A più riprese, Mignacca sottolineava l’importanza di affrontare temi più profondi e significativi, che riguardavano direttamente la vita e le esperienze della comunità italiana in Australia. Avrebbe voluto vedere una radio che non solo trasmettesse musica, ma che si occupasse delle difficoltà, delle speranze, dei successi e dei fallimenti degli italiani all’estero. “Perché non una rassegna della stampa italiana, come fa la RAI ogni mattina?” si chiedeva. “Perché non ci si interessa delle vicende dei connazionali qui, a Sydney? Perché non parliamo dei problemi reali, piuttosto che dei tè delle signore o delle partite di calcio?”.
Anche la stampa italo-australiana non sfuggì alle sue critiche. Un paio di mesi dopo, Mignacca attaccò giornali come La Fiamma e Il Globo, accusandoli di ignoranza nei confronti della funzione culturale di una pubblicazione destinata a una comunità di emigranti. Secondo lui, questi giornali si limitavano a riportare fatti banali, spesso sensazionalistici, senza mai affrontare temi seri e urgenti per gli italiani all’estero. Le notizie di politica erano marginali, i crimini e le curiosità sociali dominavano le pagine, mentre temi più rilevanti, come le difficoltà legate all’immigrazione o le questioni culturali, venivano trascurati.
Mignacca criticava anche l’auto-censura di queste testate, che preferivano non esprimere opinioni forti o coraggiose. “Questi giornali – diceva – hanno eliminato tutto ciò che potrebbe sembrare editoriale, cioè opinioni vere e proprie. E così si sono auto-castrati, lasciando solo una cronaca superficiale e banale”.
Infine, lanciava una pungente provocazione: “Si potrebbe cambiare il nome di La Fiamma, visto che in questo giornale non si trova niente che possa giustificare un titolo così acceso.

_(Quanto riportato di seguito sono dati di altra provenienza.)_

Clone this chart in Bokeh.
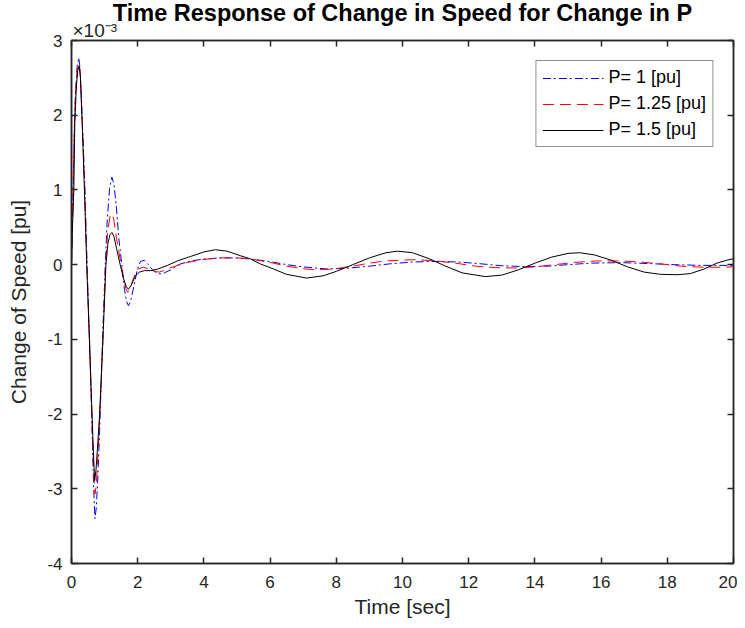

Forse sarebbe più adatto chiamarlo La Camomilla”.
In sintesi, Eneide Mignacca, con il suo spirito critico e il suo anticonformismo, non solo metteva in discussione la superficialità della cultura di massa italiana all’estero, ma cercava anche di stimolare una riflessione più profonda sulla funzione sociale ed educativa dei media e delle istituzioni culturali per gli emigranti italiani in Australia.